Under the silver lake es una película de difícil encasillamiento. La protagoniza Andrew Garfield, que vive sin oficio conocido en Los Ángeles, espiando a su vecina desde la ventana, hasta que conoce a otra vecina, una rubia misteriosa que poco después desaparecerá. Lo que sigue es su errático periplo en busca de pistas para encontrarla que se convierte en otra búsqueda, paralela y metafórica: el encuentro de claves en lo cotidiano —en lo discos de música como en los paquetes de cereales— para encontrar algo de sentido bajo una realidad vacua, saturada y sofisticadamente superficial, que no por azar se ubica en Hollywood. Indicio tras indicio la historia se vuelve más descabellada, más vaporosa y brutal al mismo tiempo, más pasada por el filtro del ácido mental que deriva en lisergia fílmica.

Un cocktail extraño, desafiante, más inteligente que conmovedor, desconcertante casi en todo momento, con reminiscencias tan dispares como la narrativa metafílmica de La joven del agua (M. Night Shyamalan), la concatenación en absurdo de Jo, ¡qué noche! (M. Scorsese) o las atmósferas cargadas de sustancia(s) de Puro Vicio (Paul Thomas Anderson).

En cierta manera a la película le sucede lo mismo que a su protagonista: existe la duda razonable de que bajo este intrincado juego de narraciones y escenas chispeantes de magnates todopoderosos que controlan en secreto la contracultura y la cultura mainstream componiendo canciones icónicas para bandas como Nirvana, no haya ningún sentido de peso, algo que unifique las posibilidades abiertas, las ideas desperdigadas, los personajes excéntricos, los asesinatos repentinos e incluso los tiempos del relato, si atendemos a ese vagabundo que podría ser el propio protagonista en el futuro, cohabitando con él en su presente.

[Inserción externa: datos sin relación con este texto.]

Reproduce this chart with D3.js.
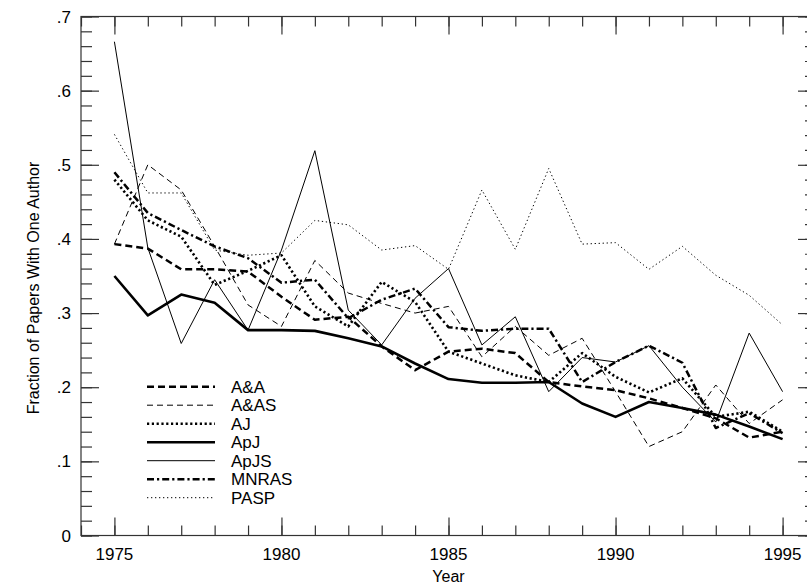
<!DOCTYPE html>
<html>
<head>
<meta charset="utf-8">
<script src="https://cdn.jsdelivr.net/npm/d3@7"></script>
<style>
  body { margin: 0; background: #fff; }
  text { font-family: "Liberation Sans", Arial, sans-serif; fill: #000; }
</style>
</head>
<body>
<div id="chart"></div>
<script>
// Data
var years = d3.range(1975, 1996);
var journals = ["A&A", "A&AS", "AJ", "ApJ", "ApJS", "MNRAS", "PASP"];

var aa    = [.393, .387, .359, .359, .356, .322, .291, .295, .255, .223, .248, .252, .246, .207, .201, .196, .185, .172, .158, .132, .140];
var aas   = [.393, .500, .466, .390, .311, .282, .371, .327, .313, .300, .309, .241, .282, .243, .266, .194, .120, .140, .203, .151, .183];
var aj    = [.480, .425, .403, .338, .357, .378, .309, .282, .342, .315, .248, .232, .216, .207, .246, .214, .193, .212, .160, .167, .140];
var apj   = [.350, .297, .325, .314, .277, .277, .276, .266, .255, .232, .211, .206, .206, .207, .178, .160, .180, .172, .163, .147, .130];
var apjs  = [.666, .388, .259, .345, .277, .385, .519, .304, .257, .320, .360, .257, .295, .194, .240, .234, .256, .200, .153, .273, .194];
var mnras = [.490, .435, .412, .390, .374, .341, .345, .293, .318, .333, .281, .276, .279, .279, .207, .234, .256, .233, .145, .165, .138];
var pasp  = [.541, .462, .462, .385, .378, .381, .425, .419, .385, .391, .359, .466, .386, .495, .393, .395, .359, .390, .351, .324, .284];

var xTickLabels = ["1975", "1980", "1985", "1990", "1995"];
var yTickLabels = ["0", ".1", ".2", ".3", ".4", ".5", ".6", ".7"];

var seriesValues = [aa, aas, aj, apj, apjs, mnras, pasp];

// Line styles per journal
var styles = [
    {width: 2.5, dash: "7,4"},
    {width: 1, dash: "6,4"},
    {width: 2.6, dash: "2.2,2.6"},
    {width: 2.6, dash: null},
    {width: 1, dash: null},
    {width: 2.5, dash: "7,3,2.2,3"},
    {width: 1, dash: "1.3,2.7"}
];

// Graph size
var svgWidth = 807;
var svgHeight = 587;

var svg = d3.select("#chart")
    .append("svg")
    .attr("width", svgWidth)
    .attr("height", svgHeight);

// Scales (right edge of frame falls just outside the picture)
var x = d3.scaleLinear()
    .domain([1974, 1996])
    .range([81, 816]);

var y = d3.scaleLinear()
    .domain([0, 0.7])
    .range([535.5, 16.5]);

var axisColor = "#333";

// Frame
svg.append("rect")
    .attr("x", x(1974))
    .attr("y", y(0.7))
    .attr("width", x(1996) - x(1974))
    .attr("height", y(0) - y(0.7))
    .attr("fill", "none")
    .attr("stroke", axisColor)
    .attr("stroke-width", 1.2);

// Axes with inward ticks, minor every year / every .02
var xMinor = d3.range(1974, 1997);
var xMajor = xTickLabels.map(d => +d);
var yMinor = d3.range(0, 36).map(i => i * 0.02);
var yMajor = yTickLabels.map((d, i) => i / 10);

function addAxis(axis, transform) {
    svg.append("g")
        .attr("transform", transform)
        .call(axis)
        .call(g => g.select(".domain").remove())
        .call(g => g.selectAll("line").attr("stroke", axisColor).attr("stroke-width", 1.2))
        .call(g => g.selectAll("text").remove());
}

// minor ticks
addAxis(d3.axisBottom(x).tickValues(xMinor).tickSize(-10), `translate(0,${y(0)})`);
addAxis(d3.axisTop(x).tickValues(xMinor).tickSize(-10), `translate(0,${y(0.7)})`);
addAxis(d3.axisLeft(y).tickValues(yMinor).tickSize(-11), `translate(${x(1974)},0)`);
addAxis(d3.axisRight(y).tickValues(yMinor).tickSize(-11), `translate(${x(1996)},0)`);
// major ticks
addAxis(d3.axisBottom(x).tickValues(xMajor).tickSize(-18), `translate(0,${y(0)})`);
addAxis(d3.axisTop(x).tickValues(xMajor).tickSize(-18), `translate(0,${y(0.7)})`);
addAxis(d3.axisLeft(y).tickValues(yMajor).tickSize(-18), `translate(${x(1974)},0)`);
addAxis(d3.axisRight(y).tickValues(yMajor).tickSize(-18), `translate(${x(1996)},0)`);

// Tick labels
svg.append("g")
    .selectAll("text")
    .data(xTickLabels)
    .enter()
    .append("text")
    .attr("x", d => x(+d))
    .attr("y", 560)
    .attr("text-anchor", "middle")
    .style("font-size", "17px")
    .text(d => d);

svg.append("g")
    .selectAll("text")
    .data(yTickLabels)
    .enter()
    .append("text")
    .attr("x", 71)
    .attr("y", (d, i) => y(i / 10))
    .attr("dy", "0.36em")
    .attr("text-anchor", "end")
    .style("font-size", "17px")
    .text(d => d);

// Axis titles
svg.append("text")
    .attr("x", x(1985))
    .attr("y", 582)
    .attr("text-anchor", "middle")
    .style("font-size", "16px")
    .text("Year");

svg.append("text")
    .attr("transform", "translate(39, 288) rotate(-90)")
    .attr("text-anchor", "middle")
    .style("font-size", "16px")
    .text("Fraction of Papers With One Author");

// Lines
var line = d3.line()
    .x((d, i) => x(years[i]))
    .y(d => y(d));

svg.append("g")
    .selectAll("path")
    .data(seriesValues)
    .enter()
    .append("path")
    .attr("d", d => line(d))
    .attr("fill", "none")
    .attr("stroke", "#000")
    .attr("stroke-width", (d, i) => styles[i].width)
    .attr("stroke-dasharray", (d, i) => styles[i].dash)
    .attr("stroke-linejoin", "round");

// Legend
var legend = svg.append("g")
    .selectAll("g")
    .data(journals)
    .enter()
    .append("g")
    .attr("transform", (d, i) => `translate(0, ${386.7 + i * 18.5})`);

legend.append("line")
    .attr("x1", 147)
    .attr("x2", 215)
    .attr("stroke", "#000")
    .attr("stroke-width", (d, i) => styles[i].width)
    .attr("stroke-dasharray", (d, i) => styles[i].dash);

legend.append("text")
    .attr("x", 231)
    .attr("dy", "0.36em")
    .style("font-size", "17px")
    .text(d => d);
</script>
</body>
</html>
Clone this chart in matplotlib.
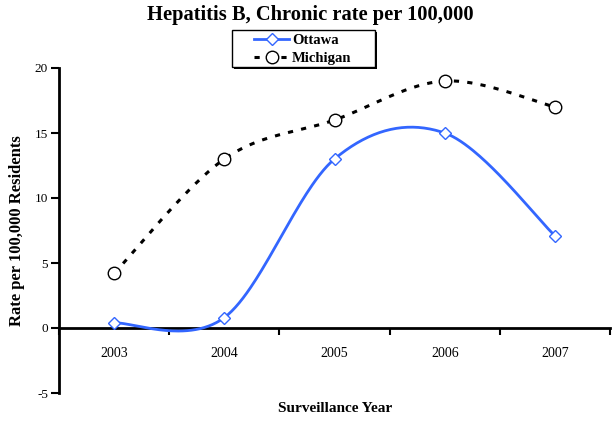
import matplotlib
matplotlib.use("Agg")
import matplotlib.pyplot as plt
from matplotlib.patches import Rectangle
import numpy as np

years = ["2003", "2004", "2005", "2006", "2007"]
ottawa = [0.4, 0.8, 13, 15, 7.1]
michigan = [4.2, 13, 16, 19, 17]
yticks = [-5, 0, 5, 10, 15, 20]


def smooth(xs, ys, n=60):
    xs = np.asarray(xs, float)
    ys = np.asarray(ys, float)
    px, py = [], []
    m = len(xs)
    for i in range(m - 1):
        i0 = max(i - 1, 0)
        i3 = min(i + 2, m - 1)
        c1x = xs[i] + (xs[i + 1] - xs[i0]) / 6
        c1y = ys[i] + (ys[i + 1] - ys[i0]) / 6
        c2x = xs[i + 1] - (xs[i3] - xs[i]) / 6
        c2y = ys[i + 1] - (ys[i3] - ys[i]) / 6
        t = np.linspace(0, 1, n)
        bx = (1 - t) ** 3 * xs[i] + 3 * (1 - t) ** 2 * t * c1x + 3 * (1 - t) * t ** 2 * c2x + t ** 3 * xs[i + 1]
        by = (1 - t) ** 3 * ys[i] + 3 * (1 - t) ** 2 * t * c1y + 3 * (1 - t) * t ** 2 * c2y + t ** 3 * ys[i + 1]
        px.extend(bx)
        py.extend(by)
    return np.array(px), np.array(py)


plt.rcParams['font.family'] = ['Liberation Serif', 'DejaVu Serif']

W, H = 613, 423
fig = plt.figure(figsize=(W / 100, H / 100), dpi=100)
ax = fig.add_axes([59 / W, 30 / H, 551 / W, 325 / H])

x = np.arange(len(years))
blue = '#3366FF'
dash = (0, (1.7, 2.7))

sx, sy = smooth(x, ottawa)
ax.plot(sx, sy, color=blue, lw=2.0, zorder=3)
ax.plot(x, ottawa, ls='none', marker='D', ms=6, mfc='white', mec=blue, mew=1.0, zorder=4)

mx, my = smooth(x, michigan)
ax.plot(mx, my, color='black', lw=2.2, ls=dash, zorder=3)
ax.plot(x, michigan, ls='none', marker='o', ms=9, mfc='white', mec='black', mew=1.0, zorder=4)

# legend box with shadow (figure pixel coords)
fig.patches.append(Rectangle((234 / W, 1 - 69 / H), 143 / W, 37 / H, transform=fig.transFigure,
                             facecolor='black', edgecolor='black', lw=0, zorder=1))
fig.patches.append(Rectangle((232 / W, 1 - 67 / H), 143 / W, 37 / H, transform=fig.transFigure,
                             facecolor='white', edgecolor='black', lw=1.0, zorder=2))

h1, = ax.plot([], [], color=blue, lw=2.0, marker='D', ms=6, mfc='white', mec=blue, mew=1.0)
h2, = ax.plot([], [], color='black', lw=2.2, ls=dash, marker='o', ms=9, mfc='white', mec='black', mew=1.0)
leg = fig.legend([h1, h2], ['Ottawa', 'Michigan'], loc='upper left',
                 bbox_to_anchor=(254 / W, 1 - 33.5 / H), ncol=1, numpoints=1,
                 frameon=False, prop={'weight': 'bold', 'size': 10.5}, handlelength=2.4,
                 borderpad=0, labelspacing=0.33, handletextpad=0.2, borderaxespad=0)
leg.set_zorder(5)

ax.set_xlim(-0.5, len(years) - 0.5)
ax.set_ylim(-5, 20)
ax.set_yticks(yticks)
ax.set_yticklabels([str(v) for v in yticks])

ax.set_xticks(np.arange(-0.5, len(years), 1.0))
ax.set_xticklabels([])
ax.set_xticks(x, minor=True)
ax.set_xticklabels(years, minor=True)
ax.tick_params(axis='x', which='minor', length=0, pad=13.5, labelsize=10)
ax.tick_params(axis='x', which='major', length=5, width=1.5, direction='out', color='black')
ax.tick_params(axis='y', length=6, width=1.5, direction='out', labelsize=9.5, pad=2)

for s in ['top', 'right']:
    ax.spines[s].set_visible(False)
ax.spines['bottom'].set_position(('data', 0))
ax.spines['bottom'].set_linewidth(2)
ax.spines['left'].set_linewidth(2)

fig.text(310 / W, 1 - 15 / H, 'Hepatitis B, Chronic rate per 100,000', ha='center', va='center',
         fontsize=14.8, fontweight='bold')
fig.text(335 / W, 1 - 408 / H, 'Surveillance Year', ha='center', va='center',
         fontsize=11, fontweight='bold')
fig.text(17 / W, 1 - 231 / H, 'Rate per 100,000 Residents', ha='center', va='center',
         rotation=90, fontsize=12, fontweight='bold')

fig.savefig('out.png', dpi=100)
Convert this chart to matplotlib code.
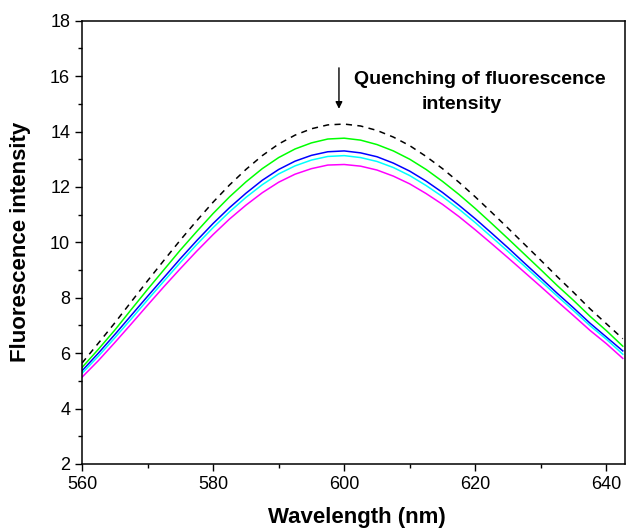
import matplotlib

matplotlib.use("Agg")
import matplotlib.pyplot as plt
from matplotlib.ticker import MultipleLocator

plt.rcParams["font.family"] = ["Liberation Sans", "DejaVu Sans"]

# wavelength grid (nm)
wavelength = [560, 562.5, 565, 567.5, 570, 572.5, 575, 577.5, 580, 582.5,
              585, 587.5, 590, 592.5, 595, 597.5, 600, 602.5, 605, 607.5,
              610, 612.5, 615, 617.5, 620, 622.5, 625, 627.5, 630, 632.5,
              635, 637.5, 640, 642.5]

# emission spectra
free_dye = [5.64, 6.36, 7.09, 7.85, 8.61, 9.35, 10.08, 10.78, 11.45, 12.07,
            12.63, 13.13, 13.55, 13.87, 14.10, 14.24, 14.27, 14.20, 14.04, 13.80,
            13.49, 13.10, 12.66, 12.17, 11.64, 11.08, 10.51, 9.93, 9.35, 8.76,
            8.19, 7.60, 7.06, 6.52]
green = [5.48, 6.14, 6.83, 7.57, 8.30, 9.01, 9.72, 10.39, 11.04, 11.64,
         12.18, 12.66, 13.06, 13.37, 13.59, 13.73, 13.76, 13.69, 13.53, 13.30,
         13.00, 12.63, 12.20, 11.73, 11.22, 10.68, 10.13, 9.57, 9.01, 8.44,
         7.90, 7.33, 6.81, 6.25]
blue = [5.36, 6.00, 6.67, 7.36, 8.05, 8.73, 9.41, 10.06, 10.68, 11.25,
        11.77, 12.24, 12.63, 12.93, 13.14, 13.27, 13.30, 13.23, 13.09, 12.86,
        12.57, 12.21, 11.80, 11.34, 10.85, 10.33, 9.80, 9.25, 8.71, 8.16,
        7.63, 7.08, 6.58, 6.08]
cyan = [5.27, 5.89, 6.55, 7.23, 7.92, 8.60, 9.27, 9.92, 10.53, 11.10,
        11.62, 12.08, 12.47, 12.76, 12.97, 13.10, 13.13, 13.06, 12.92, 12.70,
        12.41, 12.05, 11.65, 11.20, 10.71, 10.19, 9.67, 9.14, 8.60, 8.06,
        7.53, 6.99, 6.50, 5.96]
magenta = [5.13, 5.73, 6.38, 7.05, 7.73, 8.40, 9.05, 9.68, 10.28, 10.84,
           11.34, 11.79, 12.17, 12.46, 12.66, 12.79, 12.81, 12.75, 12.61, 12.39,
           12.11, 11.76, 11.37, 10.93, 10.45, 9.95, 9.44, 8.92, 8.40, 7.87,
           7.35, 6.82, 6.34, 5.81]

fig = plt.figure(figsize=(6.26, 5.32), dpi=100)
ax = fig.add_axes([0.131, 0.128, 0.867, 0.833])

ax.plot(wavelength, free_dye, color="black", lw=1.1, ls=(0, (4, 3.5)))
ax.plot(wavelength, green, color="#00ff00", lw=1.1)
ax.plot(wavelength, blue, color="#0000ff", lw=1.1)
ax.plot(wavelength, cyan, color="#00ffff", lw=1.1)
ax.plot(wavelength, magenta, color="#ff00ff", lw=1.1)

ax.set_xlim(560, 642.8)
ax.set_ylim(2, 18)
ax.xaxis.set_major_locator(MultipleLocator(20))
ax.xaxis.set_minor_locator(MultipleLocator(10))
ax.yaxis.set_major_locator(MultipleLocator(2))
ax.yaxis.set_minor_locator(MultipleLocator(1))
ax.tick_params(which="both", direction="out", top=False, right=False,
               labelsize=13, width=1)
ax.tick_params(which="major", length=5)
ax.tick_params(which="minor", length=3)
for s in ax.spines.values():
    s.set_linewidth(1.1)

ax.set_xlabel("Wavelength (nm)", fontsize=16, fontweight="bold")
ax.set_ylabel("Fluorescence intensity", fontsize=16, fontweight="bold")
ax.xaxis.set_label_coords(0.507, -0.097)
ax.yaxis.set_label_coords(-0.094, 0.5)

ax.annotate("", xy=(599.2, 14.72), xytext=(599.2, 16.4),
            arrowprops=dict(arrowstyle="-|>", color="black", lw=1,
                            mutation_scale=10))
ax.text(620.7, 15.72, "Quenching of fluorescence", ha="center", va="baseline",
        fontsize=14, fontweight="bold")
ax.text(617.9, 14.82, "intensity", ha="center", va="baseline",
        fontsize=14, fontweight="bold")

fig.savefig("out.png", dpi=100)
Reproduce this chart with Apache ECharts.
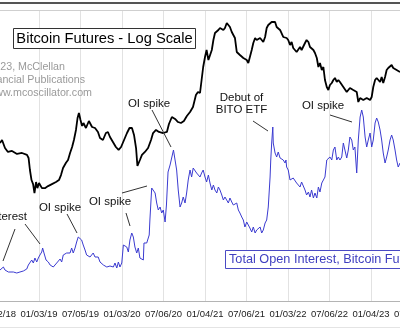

Y cuando se aproxima el final y el personaje (ojo spoilers) se encuentra con una exnovia que, retratada con dos pinceladas, se revela como alguien importante en esta huida hacia adelante; cuando por fin las piezas empiezan a colocarse y sabremos si nada significaba nada o si todo, cada miga colocada en el caminito, era esencial para llegar a una revelación final; cuando, por un instante, tenemos la sensación de estar ante un dilema similar al del desenlace de Stalker (A. Tarkovsky) y conocer cuánto de verdad había en el discurso de ese personaje bisagra entre los mundos, David Robert Mitchell propone un cierre que es, solamente, un peldaño más de la trama, un deslucido broche sobre sectas de famosos con gustos faraónicos para sus últimos momentos que no deslumbra con un sentido de conjunto que eleve la propuesta al nivel de su potencial o que la aniquile con una radical frustración de las expectativas de conocimiento, dejándonos caer en el vacío del desamparo filosófico. La cosa no chispea, no vemos estrellitas, no se nos eriza el bello en ese instante en que lo entendemos todo y las piezas del puzzle encuentran su lugar.

La impresión, pues, es de haber visto una propuesta cuajada a medias, una experiencia entre la chorrada y la maravilla, cuyo mayor logro no es el contenido de la película sino la película en sí misma, entendida como artefacto osado y renovador que empuja lo contemporáneo hacia sus límites. Y eso siempre es bienvenido.